Deepfake audio presents a growing threat to digital security, due to its potential for social engineering, fraud, and identity misuse. However, existing detection models suffer from poor generalization across datasets, due to implicit identity leakage, where models inadvertently learn speaker-specific features instead of manipulation artifacts. To the best of our knowledge, this is the first study to explicitly analyze and address identity leakage in the audio deepfake detection domain. This work proposes an identity-independent audio deepfake detection framework that mitigates identity leakage by encouraging the model to focus on forgery-specific artifacts instead of overfitting to speaker traits. Our approach leverages Artifact Detection Modules (ADMs) to isolate synthetic artifacts in both time and frequency domains, enhancing cross-dataset generalization. We introduce novel dynamic artifact generation techniques, including frequency domain swaps, time domain manipulations, and background noise augmentation, to enforce learning of dataset-invariant features. Extensive experiments conducted on ASVspoof2019, ADD 2022, FoR, and In-The-Wild datasets demonstrate that the proposed ADM-enhanced models achieve F1 scores of 0.230 (ADD 2022), 0.604 (FoR), and 0.813 (In-The-Wild), consistently outperforming the baseline. Dynamic Frequency Swap proves to be the most effective strategy across diverse conditions. These findings emphasize the value of artifact-based learning in mitigating implicit identity leakage for more generalizable audio deepfake detection.
Paper Structure (23 sections, 21 equations, 7 figures, 5 tables)

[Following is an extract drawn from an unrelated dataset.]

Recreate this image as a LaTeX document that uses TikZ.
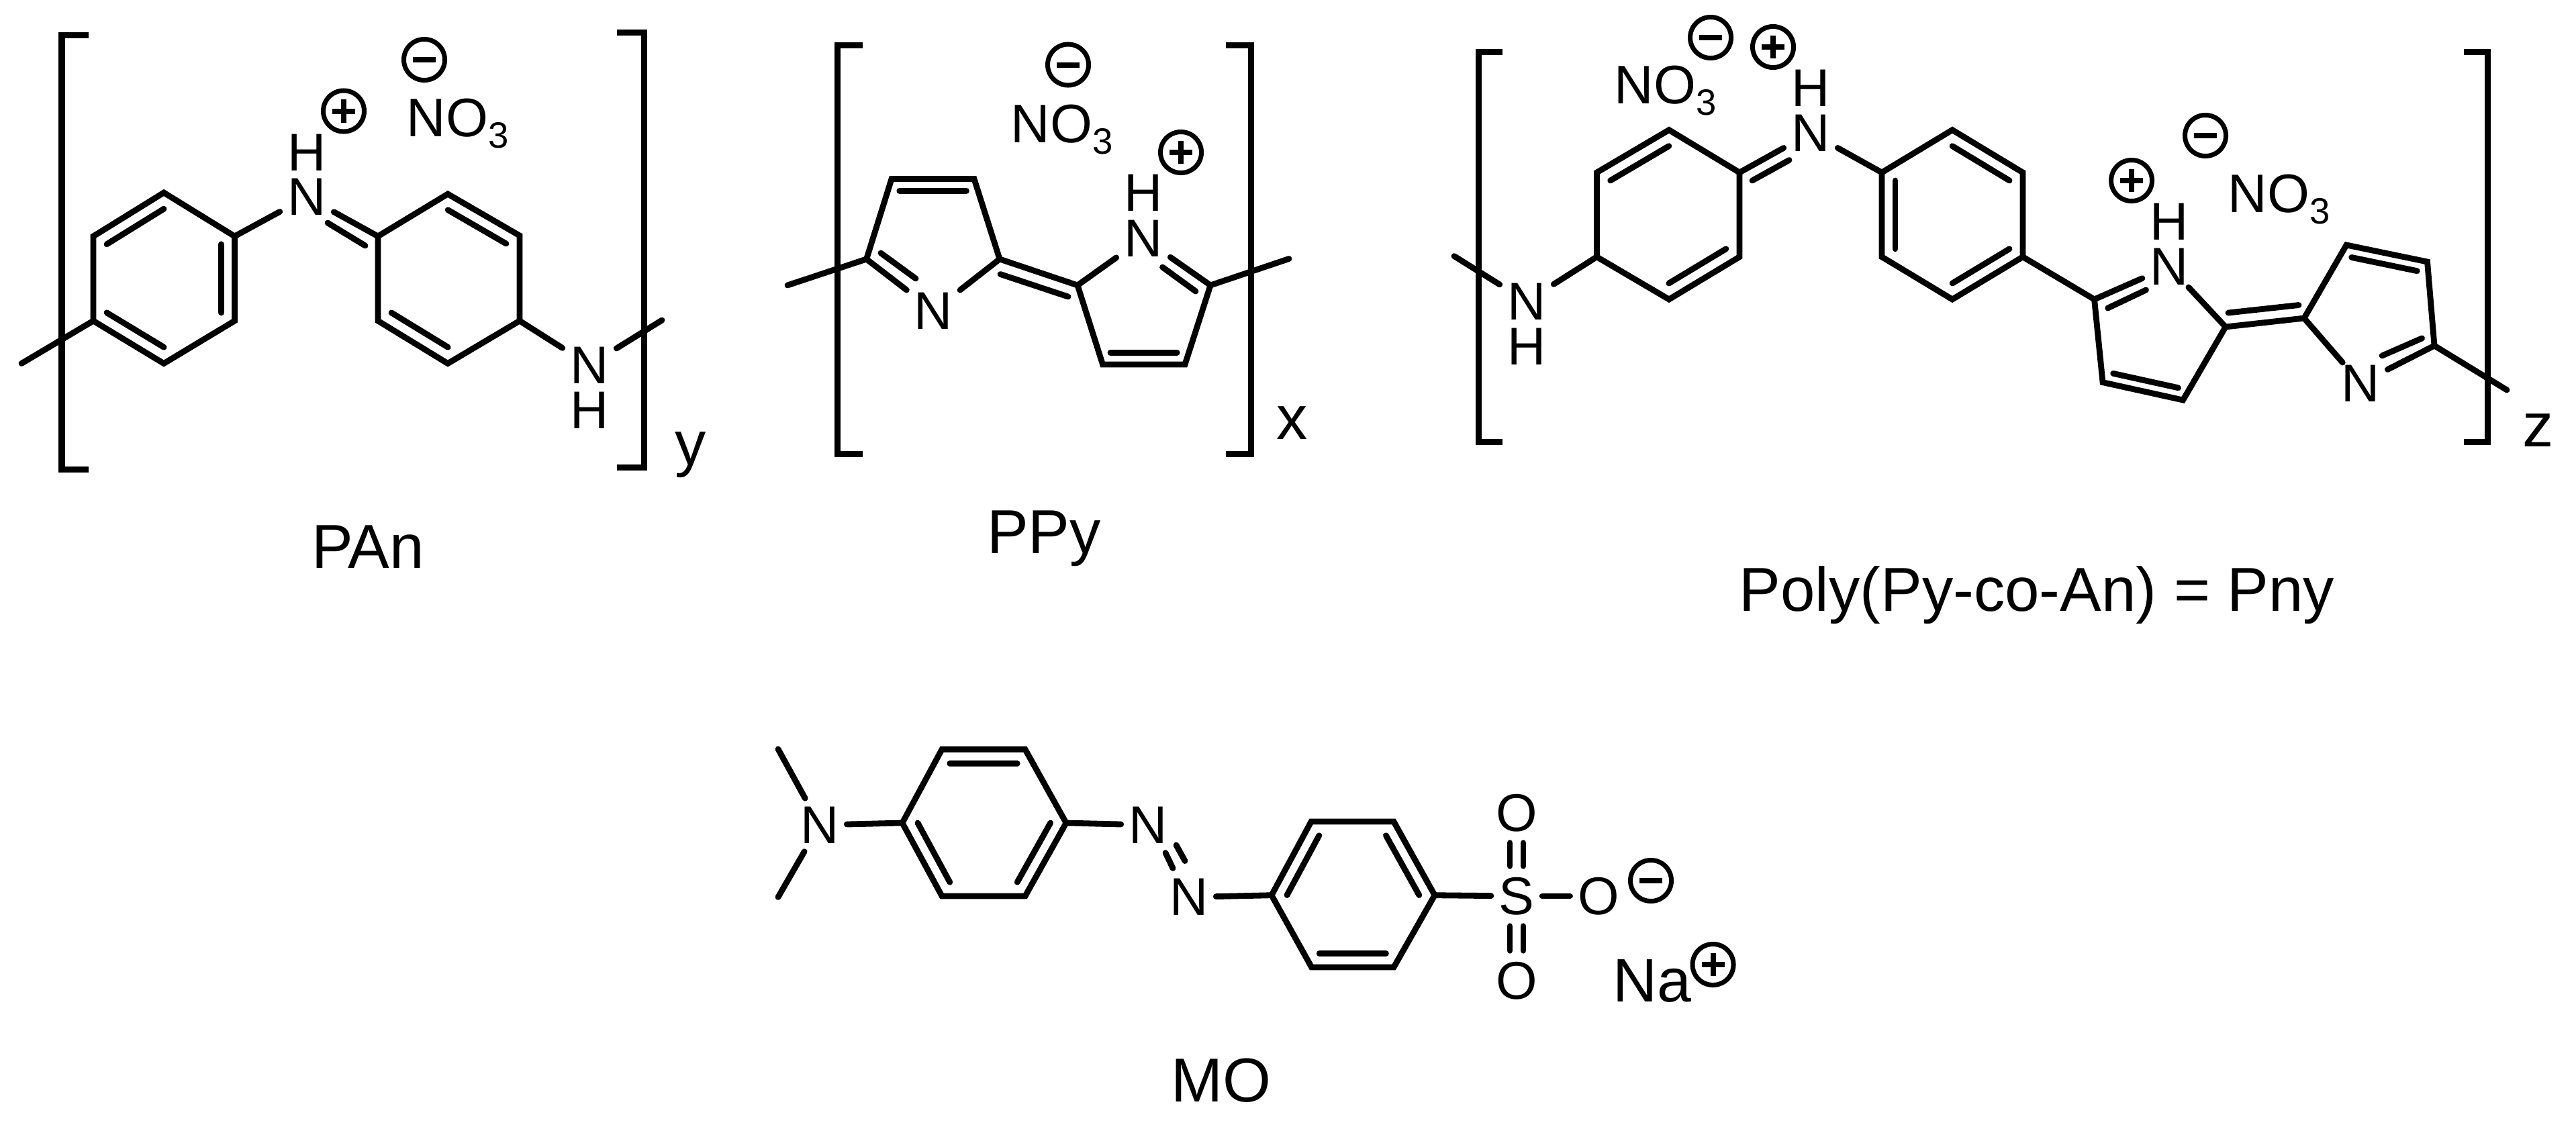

This paper contains 23 sections, 21 equations, 7 figures, 5 tables.

Figures (7)

  • Figure 1: Overview of the proposed pipeline. The process begins with standardized audio input, which is converted into Mel-spectrogram images for training an Xception-based baseline model. This baseline is evaluated on multiple datasets to assess its generalization ability. In the second stage, artifacts are introduced into fake audio samples using frequency-based swaps (horizontal and vertical), dynamic frequency swaps, and background noise addition. The Artifact Detection Module (ADM) is trained to differentiate between fake and artifact-injected samples. This module is then fine-tuned for real-fake detection using artifact-informed representations. Finally, cross-dataset evaluations are conducted using the ADM-infused model to measure its effectiveness.
  • Figure 2: Mel-spectrogram examples from ASVspoof2019. Dark purple indicates low intensity; bright yellow, high energy.
  • Figure 3: Comparison of original and modified fake audio with frequency-domain artifacts. Horizontal distortions result from spectral modifications in the given frequency ranges, exposing inconsistencies in fake speech generation.
  • Figure 4: Comparison of original and modified fake audio with time-domain artifacts. Vertical distortions are introduced by replacing audio segments in the given frequency ranges, creating structured disruptions that highlight synthetic inconsistencies.
  • Figure 5: Comparison of original and dynamically modified fake samples using Dynamic Frequency Swap. This method injects artifacts by swapping frequency bands at randomized positions per sample, ensuring variation in horizontal artifact bands.